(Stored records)
════════════════

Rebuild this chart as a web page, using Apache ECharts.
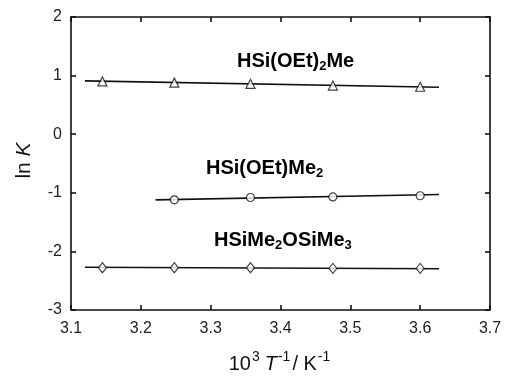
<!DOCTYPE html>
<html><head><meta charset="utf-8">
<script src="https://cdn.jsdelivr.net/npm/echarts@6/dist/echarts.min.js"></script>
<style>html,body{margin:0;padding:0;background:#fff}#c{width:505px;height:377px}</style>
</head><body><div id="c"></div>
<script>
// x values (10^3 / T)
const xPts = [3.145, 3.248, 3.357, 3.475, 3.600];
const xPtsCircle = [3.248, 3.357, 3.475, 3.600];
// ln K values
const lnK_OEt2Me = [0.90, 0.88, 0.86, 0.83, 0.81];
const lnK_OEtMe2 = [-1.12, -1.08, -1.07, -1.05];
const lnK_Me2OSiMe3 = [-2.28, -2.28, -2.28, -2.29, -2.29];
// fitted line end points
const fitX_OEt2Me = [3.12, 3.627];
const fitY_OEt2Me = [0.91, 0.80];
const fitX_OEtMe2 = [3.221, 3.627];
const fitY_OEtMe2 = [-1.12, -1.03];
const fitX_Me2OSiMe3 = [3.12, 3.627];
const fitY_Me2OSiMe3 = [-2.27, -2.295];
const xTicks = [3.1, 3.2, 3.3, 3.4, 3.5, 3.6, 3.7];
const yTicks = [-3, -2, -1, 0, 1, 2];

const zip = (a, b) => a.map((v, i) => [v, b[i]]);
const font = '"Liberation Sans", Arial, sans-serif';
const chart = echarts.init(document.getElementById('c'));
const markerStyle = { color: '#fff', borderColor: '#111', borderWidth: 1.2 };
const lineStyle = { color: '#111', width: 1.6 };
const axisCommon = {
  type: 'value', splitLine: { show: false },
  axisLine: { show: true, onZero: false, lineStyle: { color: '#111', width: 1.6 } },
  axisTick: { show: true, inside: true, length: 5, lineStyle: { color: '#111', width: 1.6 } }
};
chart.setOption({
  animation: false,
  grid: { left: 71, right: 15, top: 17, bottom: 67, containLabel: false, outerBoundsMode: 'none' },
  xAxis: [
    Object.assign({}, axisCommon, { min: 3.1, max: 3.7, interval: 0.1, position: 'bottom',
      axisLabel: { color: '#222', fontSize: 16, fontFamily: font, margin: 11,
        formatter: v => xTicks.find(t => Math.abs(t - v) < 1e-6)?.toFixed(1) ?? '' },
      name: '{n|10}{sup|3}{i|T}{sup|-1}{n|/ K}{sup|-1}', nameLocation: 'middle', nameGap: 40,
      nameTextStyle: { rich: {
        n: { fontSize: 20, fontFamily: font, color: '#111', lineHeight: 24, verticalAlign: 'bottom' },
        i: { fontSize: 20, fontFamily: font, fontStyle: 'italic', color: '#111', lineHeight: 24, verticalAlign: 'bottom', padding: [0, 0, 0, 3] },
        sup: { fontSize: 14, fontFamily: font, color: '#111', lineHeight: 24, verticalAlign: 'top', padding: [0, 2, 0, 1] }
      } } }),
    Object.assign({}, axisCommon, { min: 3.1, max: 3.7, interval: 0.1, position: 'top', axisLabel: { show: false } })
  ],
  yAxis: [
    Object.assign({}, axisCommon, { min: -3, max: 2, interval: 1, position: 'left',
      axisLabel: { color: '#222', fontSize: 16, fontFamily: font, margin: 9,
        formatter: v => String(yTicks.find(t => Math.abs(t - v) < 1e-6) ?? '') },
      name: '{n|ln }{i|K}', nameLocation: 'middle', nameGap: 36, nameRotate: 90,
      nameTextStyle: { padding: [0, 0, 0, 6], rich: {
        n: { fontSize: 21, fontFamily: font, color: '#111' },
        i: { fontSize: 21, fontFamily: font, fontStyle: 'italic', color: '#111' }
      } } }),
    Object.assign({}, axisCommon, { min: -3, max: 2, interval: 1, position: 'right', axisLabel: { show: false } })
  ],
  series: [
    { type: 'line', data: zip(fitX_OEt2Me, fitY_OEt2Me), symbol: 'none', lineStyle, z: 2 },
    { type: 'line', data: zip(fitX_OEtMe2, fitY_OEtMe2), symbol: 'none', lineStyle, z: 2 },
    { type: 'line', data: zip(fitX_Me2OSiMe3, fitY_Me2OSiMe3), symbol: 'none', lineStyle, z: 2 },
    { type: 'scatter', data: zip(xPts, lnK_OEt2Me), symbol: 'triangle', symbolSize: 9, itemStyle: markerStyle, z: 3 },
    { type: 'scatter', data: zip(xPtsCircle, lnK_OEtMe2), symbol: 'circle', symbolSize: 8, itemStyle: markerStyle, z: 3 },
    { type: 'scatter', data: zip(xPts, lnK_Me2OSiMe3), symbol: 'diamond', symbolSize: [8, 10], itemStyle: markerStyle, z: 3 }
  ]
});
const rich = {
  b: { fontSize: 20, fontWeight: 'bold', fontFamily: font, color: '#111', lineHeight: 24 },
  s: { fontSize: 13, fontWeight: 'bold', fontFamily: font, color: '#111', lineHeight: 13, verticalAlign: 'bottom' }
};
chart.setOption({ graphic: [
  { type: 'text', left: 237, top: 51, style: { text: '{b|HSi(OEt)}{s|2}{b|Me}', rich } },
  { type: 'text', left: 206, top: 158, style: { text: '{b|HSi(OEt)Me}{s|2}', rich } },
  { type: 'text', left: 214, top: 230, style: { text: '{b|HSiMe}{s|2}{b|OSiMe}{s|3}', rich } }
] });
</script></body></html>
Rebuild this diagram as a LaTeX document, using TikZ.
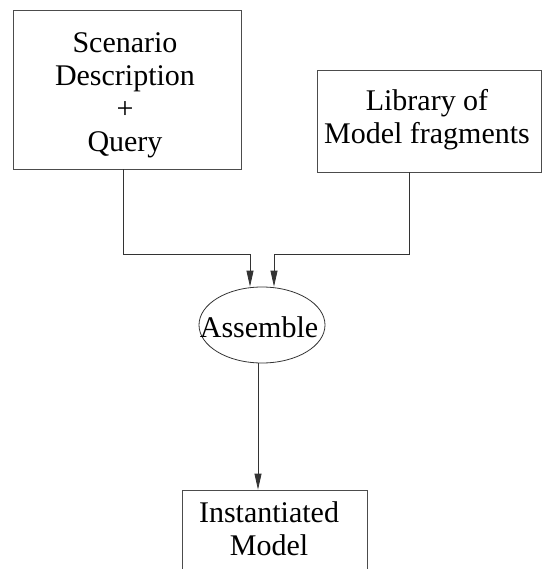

════════════════

*Problem statement*
All of the material above is to be copied exactly, except for its images.

*Full output*
Rebuild this chart as a web page, using Apache ECharts.
<!DOCTYPE html>
<html><head><meta charset="utf-8">
<script src="https://cdn.jsdelivr.net/npm/echarts@6/dist/echarts.min.js"></script>
<style>html,body{margin:0;padding:0;background:#fff}#c{width:505px;height:377px}</style>
</head><body><div id="c"></div>
<script>
// x values (10^3 / T)
const xPts = [3.145, 3.248, 3.357, 3.475, 3.600];
const xPtsCircle = [3.248, 3.357, 3.475, 3.600];
// ln K values
const lnK_OEt2Me = [0.90, 0.88, 0.86, 0.83, 0.81];
const lnK_OEtMe2 = [-1.12, -1.08, -1.07, -1.05];
const lnK_Me2OSiMe3 = [-2.28, -2.28, -2.28, -2.29, -2.29];
// fitted line end points
const fitX_OEt2Me = [3.12, 3.627];
const fitY_OEt2Me = [0.91, 0.80];
const fitX_OEtMe2 = [3.221, 3.627];
const fitY_OEtMe2 = [-1.12, -1.03];
const fitX_Me2OSiMe3 = [3.12, 3.627];
const fitY_Me2OSiMe3 = [-2.27, -2.295];
const xTicks = [3.1, 3.2, 3.3, 3.4, 3.5, 3.6, 3.7];
const yTicks = [-3, -2, -1, 0, 1, 2];

const zip = (a, b) => a.map((v, i) => [v, b[i]]);
const font = '"Liberation Sans", Arial, sans-serif';
const chart = echarts.init(document.getElementById('c'));
const markerStyle = { color: '#fff', borderColor: '#111', borderWidth: 1.2 };
const lineStyle = { color: '#111', width: 1.6 };
const axisCommon = {
  type: 'value', splitLine: { show: false },
  axisLine: { show: true, onZero: false, lineStyle: { color: '#111', width: 1.6 } },
  axisTick: { show: true, inside: true, length: 5, lineStyle: { color: '#111', width: 1.6 } }
};
chart.setOption({
  animation: false,
  grid: { left: 71, right: 15, top: 17, bottom: 67, containLabel: false, outerBoundsMode: 'none' },
  xAxis: [
    Object.assign({}, axisCommon, { min: 3.1, max: 3.7, interval: 0.1, position: 'bottom',
      axisLabel: { color: '#222', fontSize: 16, fontFamily: font, margin: 11,
        formatter: v => xTicks.find(t => Math.abs(t - v) < 1e-6)?.toFixed(1) ?? '' },
      name: '{n|10}{sup|3}{i|T}{sup|-1}{n|/ K}{sup|-1}', nameLocation: 'middle', nameGap: 40,
      nameTextStyle: { rich: {
        n: { fontSize: 20, fontFamily: font, color: '#111', lineHeight: 24, verticalAlign: 'bottom' },
        i: { fontSize: 20, fontFamily: font, fontStyle: 'italic', color: '#111', lineHeight: 24, verticalAlign: 'bottom', padding: [0, 0, 0, 3] },
        sup: { fontSize: 14, fontFamily: font, color: '#111', lineHeight: 24, verticalAlign: 'top', padding: [0, 2, 0, 1] }
      } } }),
    Object.assign({}, axisCommon, { min: 3.1, max: 3.7, interval: 0.1, position: 'top', axisLabel: { show: false } })
  ],
  yAxis: [
    Object.assign({}, axisCommon, { min: -3, max: 2, interval: 1, position: 'left',
      axisLabel: { color: '#222', fontSize: 16, fontFamily: font, margin: 9,
        formatter: v => String(yTicks.find(t => Math.abs(t - v) < 1e-6) ?? '') },
      name: '{n|ln }{i|K}', nameLocation: 'middle', nameGap: 36, nameRotate: 90,
      nameTextStyle: { padding: [0, 0, 0, 6], rich: {
        n: { fontSize: 21, fontFamily: font, color: '#111' },
        i: { fontSize: 21, fontFamily: font, fontStyle: 'italic', color: '#111' }
      } } }),
    Object.assign({}, axisCommon, { min: -3, max: 2, interval: 1, position: 'right', axisLabel: { show: false } })
  ],
  series: [
    { type: 'line', data: zip(fitX_OEt2Me, fitY_OEt2Me), symbol: 'none', lineStyle, z: 2 },
    { type: 'line', data: zip(fitX_OEtMe2, fitY_OEtMe2), symbol: 'none', lineStyle, z: 2 },
    { type: 'line', data: zip(fitX_Me2OSiMe3, fitY_Me2OSiMe3), symbol: 'none', lineStyle, z: 2 },
    { type: 'scatter', data: zip(xPts, lnK_OEt2Me), symbol: 'triangle', symbolSize: 9, itemStyle: markerStyle, z: 3 },
    { type: 'scatter', data: zip(xPtsCircle, lnK_OEtMe2), symbol: 'circle', symbolSize: 8, itemStyle: markerStyle, z: 3 },
    { type: 'scatter', data: zip(xPts, lnK_Me2OSiMe3), symbol: 'diamond', symbolSize: [8, 10], itemStyle: markerStyle, z: 3 }
  ]
});
const rich = {
  b: { fontSize: 20, fontWeight: 'bold', fontFamily: font, color: '#111', lineHeight: 24 },
  s: { fontSize: 13, fontWeight: 'bold', fontFamily: font, color: '#111', lineHeight: 13, verticalAlign: 'bottom' }
};
chart.setOption({ graphic: [
  { type: 'text', left: 237, top: 51, style: { text: '{b|HSi(OEt)}{s|2}{b|Me}', rich } },
  { type: 'text', left: 206, top: 158, style: { text: '{b|HSi(OEt)Me}{s|2}', rich } },
  { type: 'text', left: 214, top: 230, style: { text: '{b|HSiMe}{s|2}{b|OSiMe}{s|3}', rich } }
] });
</script></body></html>
Rebuild this diagram as a LaTeX document, using TikZ.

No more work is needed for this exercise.